Steel is an alloy metal composed of iron and varying amounts of carbon and/or other elements such as chromium, nickel, tungsten, manganese, and so on. Steel with specific properties and characteristics is created by adjusting the overall chemical composition or by altering the various production processes such as rolling, finishing, and heat treatment. Because each of these factors can be modified, there is potentially no limit to the number of different steel recipes that can be created. Currently, there are over 3,000 catalogued grades or chemical compositions of steel available. Steel can utilize a wide variety of alloying elements and heat treatments to develop the most desirable combination of properties.

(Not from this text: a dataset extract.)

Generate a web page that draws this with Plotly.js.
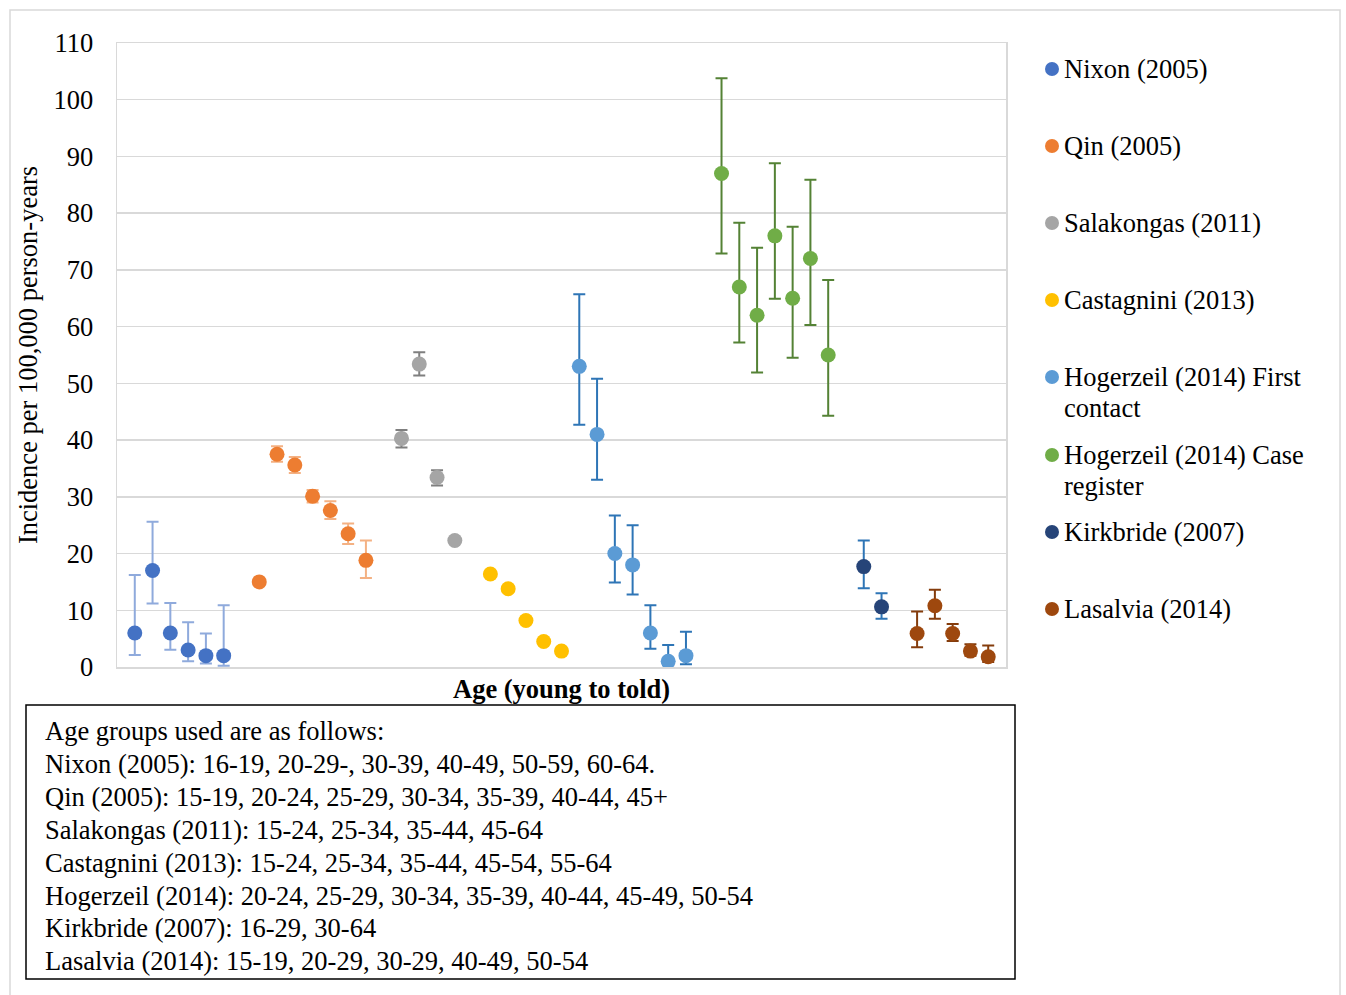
<!DOCTYPE html>
<html><head><meta charset="utf-8">
<script src="https://cdn.plot.ly/plotly-3.0.1.min.js"></script>
<style>body{margin:0;background:#fff}</style>
</head><body><div id="chart" style="width:1346px;height:995px"></div>
<script>
// ---- data ----
const seriesNames = ["Nixon (2005)","Qin (2005)","Salakongas (2011)","Castagnini (2013)","Hogerzeil (2014) First contact","Hogerzeil (2014) Case register","Kirkbride (2007)","Lasalvia (2014)"];
const legendLines = [["Nixon (2005)"],["Qin (2005)"],["Salakongas (2011)"],["Castagnini (2013)"],["Hogerzeil (2014) First","contact"],["Hogerzeil (2014) Case","register"],["Kirkbride (2007)"],["Lasalvia (2014)"]];
const nixonX = [1,2,3,4,5,6];
const nixonY = [6,17,6,3,2,2];
const nixonHi = [16.2,25.6,11.3,7.9,5.9,10.9];
const nixonLo = [2.1,11.2,3.05,1.0,0.6,0.2];
const qinX = [8,9,10,11,12,13,14];
const qinY = [15,37.5,35.6,30.1,27.6,23.5,18.8];
const qinHi = [15,38.9,37.0,31.2,29.2,25.3,22.3];
const qinLo = [15,36.2,34.2,29.0,26.1,21.7,15.7];
const salX = [16,17,18,19];
const salY = [40.3,53.4,33.4,22.3];
const salHi = [41.8,55.5,34.7,22.3];
const salLo = [38.7,51.4,32.0,22.3];
const casX = [21,22,23,24,25];
const casY = [16.4,13.8,8.2,4.5,2.8];
const hfcX = [26,27,28,29,30,31,32];
const hfcY = [53,41,20,18,6,1,2];
const hfcHi = [65.7,50.8,26.7,25.0,10.9,3.9,6.2];
const hfcLo = [42.7,33.0,14.9,12.8,3.2,0.3,0.5];
const hcrX = [34,35,36,37,38,39,40];
const hcrY = [87,67,62,76,65,72,55];
const hcrHi = [103.8,78.3,73.9,88.8,77.6,85.9,68.2];
const hcrLo = [72.9,57.2,51.9,64.9,54.5,60.3,44.3];
const kirX = [42,43];
const kirY = [17.7,10.6];
const kirHi = [22.3,13.0];
const kirLo = [13.9,8.5];
const lasX = [45,46,47,48,49];
const lasY = [5.9,10.8,5.9,2.8,1.8];
const lasHi = [9.8,13.6,7.6,4.0,3.8];
const lasLo = [3.5,8.5,4.6,2.0,0.9];
const yTicks = [0,10,20,30,40,50,60,70,80,90,100,110];
const noteLines = [
 "Age groups used are as follows:",
 "Nixon (2005): 16-19, 20-29-, 30-39, 40-49, 50-59, 60-64.",
 "Qin (2005): 15-19, 20-24, 25-29, 30-34, 35-39, 40-44, 45+",
 "Salakongas (2011): 15-24, 25-34, 35-44, 45-64",
 "Castagnini (2013): 15-24, 25-34, 35-44, 45-54, 55-64",
 "Hogerzeil (2014): 20-24, 25-29, 30-34, 35-39, 40-44, 45-49, 50-54",
 "Kirkbride (2007): 16-29, 30-64",
 "Lasalvia (2014): 15-19, 20-29, 30-29, 40-49, 50-54"
];
// ---- styling ----
const markerColors = ["#4472C4","#ED7D31","#A5A5A5","#FFC000","#5B9BD5","#70AD47","#264478","#9E480E"];
const errColors = ["#8FAADC","#F4B183","#7F7F7F",null,"#2E75B6","#548235","#2E75B6","#843C0C"];
const seriesData = [
 [nixonX,nixonY,nixonHi,nixonLo],
 [qinX,qinY,qinHi,qinLo],
 [salX,salY,salHi,salLo],
 [casX,casY,null,null],
 [hfcX,hfcY,hfcHi,hfcLo],
 [hcrX,hcrY,hcrHi,hcrLo],
 [kirX,kirY,kirHi,kirLo],
 [lasX,lasY,lasHi,lasLo]
];
const FONT = "Liberation Serif, Times New Roman, serif";
const FS = 26.5;
const traces = seriesData.map((s,i)=>{
  const [x,y,hi,lo] = s;
  const t = {x:x, y:y, type:"scatter", mode:"markers", name:seriesNames[i], showlegend:false,
    marker:{color:markerColors[i], size:15}, cliponaxis:false};
  if(hi){
    t.error_y = {type:"data", symmetric:false,
      array: hi.map((h,k)=>Math.max(0,h-y[k])),
      arrayminus: lo.map((l,k)=>Math.max(0,y[k]-l)),
      color: errColors[i], thickness:2, width:6};
  }
  return t;
});
// plot area in px
const L=117, R=1006, T=43, B=667, W=1346, H=995;
const px2x = p => (p-L)/(R-L);
const py2y = p => (B-p)/(B-T);
const annotations = [];
const shapes = [];
// outer frame
shapes.push({type:"rect", xref:"paper", yref:"paper", x0:px2x(10), x1:px2x(1340), y0:py2y(1010), y1:py2y(10), line:{color:"#D9D9D9", width:1.5}, layer:"below"});
// legend
const legTop = [69,146,223,300,377,455,532,609];
legendLines.forEach((lines,i)=>{
  shapes.push({type:"circle", xref:"paper", yref:"paper", xsizemode:"pixel", ysizemode:"pixel",
    xanchor:px2x(1052), yanchor:py2y(legTop[i]), x0:-7, x1:7, y0:-7, y1:7,
    fillcolor:markerColors[i], line:{width:0}});
  lines.forEach((ln,j)=>{
    annotations.push({xref:"paper", yref:"paper", x:px2x(1062), y:py2y(legTop[i]+31*j), xanchor:"left", yanchor:"middle",
      text:ln, showarrow:false, align:"left", font:{family:FONT, size:FS, color:"#000"}});
  });
});
// note box
shapes.push({type:"rect", xref:"paper", yref:"paper", x0:px2x(26), x1:px2x(1015), y0:py2y(979), y1:py2y(705), line:{color:"#000", width:1.5}});
noteLines.forEach((ln,i)=>{
  annotations.push({xref:"paper", yref:"paper", x:px2x(43), y:py2y(731+32.9*i), xanchor:"left", yanchor:"middle",
    text:ln, showarrow:false, align:"left", font:{family:FONT, size:FS, color:"#000"}});
});
// x title
annotations.push({xref:"paper", yref:"paper", x:px2x(561), y:py2y(689), xanchor:"center", yanchor:"middle",
  text:"<b>Age (young to told)</b>", showarrow:false, font:{family:FONT, size:FS, color:"#000"}});
const layout = {
  width:W, height:H, paper_bgcolor:"#fff", plot_bgcolor:"#fff",
  margin:{l:L, r:W-R, t:T, b:H-B, pad:0},
  font:{family:FONT, color:"#000"},
  xaxis:{range:[0,50], showticklabels:false, showgrid:false, zeroline:false, showline:true, mirror:true, linecolor:"#D9D9D9", linewidth:1.5, ticks:""},
  yaxis:{range:[0,110], tickvals:yTicks, ticktext:yTicks.map(String), showgrid:true, gridcolor:"#D9D9D9", gridwidth:1.5, zeroline:false,
    showline:true, mirror:true, linecolor:"#D9D9D9", linewidth:1.5, ticks:"", ticklabelstandoff:17,
    tickfont:{family:FONT, size:FS, color:"#000"},
    title:{text:"Incidence per 100,000 person-years", font:{family:FONT, size:FS, color:"#000"}, standoff:8}},
  shapes:shapes, annotations:annotations, showlegend:false
};
Plotly.newPlot("chart", traces, layout, {displayModeBar:false, staticPlot:true});
</script></body></html>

Steel Hardness and Quality
For steel targets to be functional and safe, they should be made of high quality through hardened steel that has a Brinell hardness number (BHN) of at least 500. The steel must also provide sufficient strength, toughness, and impact resistance. The Brinell hardness test depends upon the resistance offered to the penetration of a carbide steel ball (1.6 mm diameter) when subjected to a weight of 12.6 kg. The resulting hardness value is computed as the ratio of the applied load to the area of the indentation produced. This test is accepted as a worldwide standard for measuring the hardness of steel.

Truth – There are 2 Factors that Affect the Hardness of Steel
The first is the amount of carbon and other alloying elements in its chemical composition, and the second is the manner in which the heating and cooling of the steel is manipulated. These factors are determined at the most fundamental level, and affect the finished steel as a whole.

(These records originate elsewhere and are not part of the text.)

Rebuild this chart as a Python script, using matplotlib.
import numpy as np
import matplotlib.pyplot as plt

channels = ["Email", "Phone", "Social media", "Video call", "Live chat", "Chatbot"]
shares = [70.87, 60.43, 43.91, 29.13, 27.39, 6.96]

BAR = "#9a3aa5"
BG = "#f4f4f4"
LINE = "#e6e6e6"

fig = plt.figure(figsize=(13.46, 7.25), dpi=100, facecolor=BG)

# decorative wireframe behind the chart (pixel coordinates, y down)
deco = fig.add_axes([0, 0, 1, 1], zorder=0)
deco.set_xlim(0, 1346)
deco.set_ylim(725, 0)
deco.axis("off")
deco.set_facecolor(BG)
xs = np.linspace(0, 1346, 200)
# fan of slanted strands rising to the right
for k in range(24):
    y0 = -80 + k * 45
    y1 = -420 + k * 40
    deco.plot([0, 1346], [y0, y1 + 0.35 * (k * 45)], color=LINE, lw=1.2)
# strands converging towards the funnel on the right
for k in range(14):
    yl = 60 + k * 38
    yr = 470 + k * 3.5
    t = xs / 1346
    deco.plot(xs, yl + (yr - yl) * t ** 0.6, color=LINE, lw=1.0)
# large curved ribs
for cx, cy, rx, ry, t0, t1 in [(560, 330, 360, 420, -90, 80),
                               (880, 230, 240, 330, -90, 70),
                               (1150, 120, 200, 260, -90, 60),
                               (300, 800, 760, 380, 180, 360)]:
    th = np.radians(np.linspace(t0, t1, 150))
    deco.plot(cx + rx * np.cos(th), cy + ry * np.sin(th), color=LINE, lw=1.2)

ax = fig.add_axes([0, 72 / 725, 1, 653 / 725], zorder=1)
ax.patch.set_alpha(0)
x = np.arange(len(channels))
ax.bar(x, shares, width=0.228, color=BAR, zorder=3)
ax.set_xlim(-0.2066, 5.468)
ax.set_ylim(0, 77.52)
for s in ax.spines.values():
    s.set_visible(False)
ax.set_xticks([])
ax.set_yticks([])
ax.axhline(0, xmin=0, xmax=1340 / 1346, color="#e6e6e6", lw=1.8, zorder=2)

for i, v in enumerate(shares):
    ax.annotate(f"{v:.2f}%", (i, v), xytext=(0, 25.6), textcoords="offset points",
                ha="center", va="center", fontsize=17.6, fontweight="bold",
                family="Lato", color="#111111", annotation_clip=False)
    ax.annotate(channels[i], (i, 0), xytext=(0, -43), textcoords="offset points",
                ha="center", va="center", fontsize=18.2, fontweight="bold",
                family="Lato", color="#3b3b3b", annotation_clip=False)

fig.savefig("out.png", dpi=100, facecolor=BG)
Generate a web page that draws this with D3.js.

[Left] Hard steel with a flat surface will create a predictable splatter pattern. [Right] Soft steel with an uneven surface will cause unpredictable and unsafe ricochet and splatter.

Truth – Steel Hardness is a Critical Issue
The hardness of the steel is critical because only a smooth surface will generate predictable splatter patterns. Steel that is not sufficiently hard can develop pits, craters, dimples, and other hazardous deformations. When a bullet hits one of these deformations, it is impossible to predict where the splatter will go, thereby creating an unacceptable training environment. There are many steel mills located around the world, but only a select few are able to produce steel that is hard enough and of sufficient quality to be safely used for steel targets.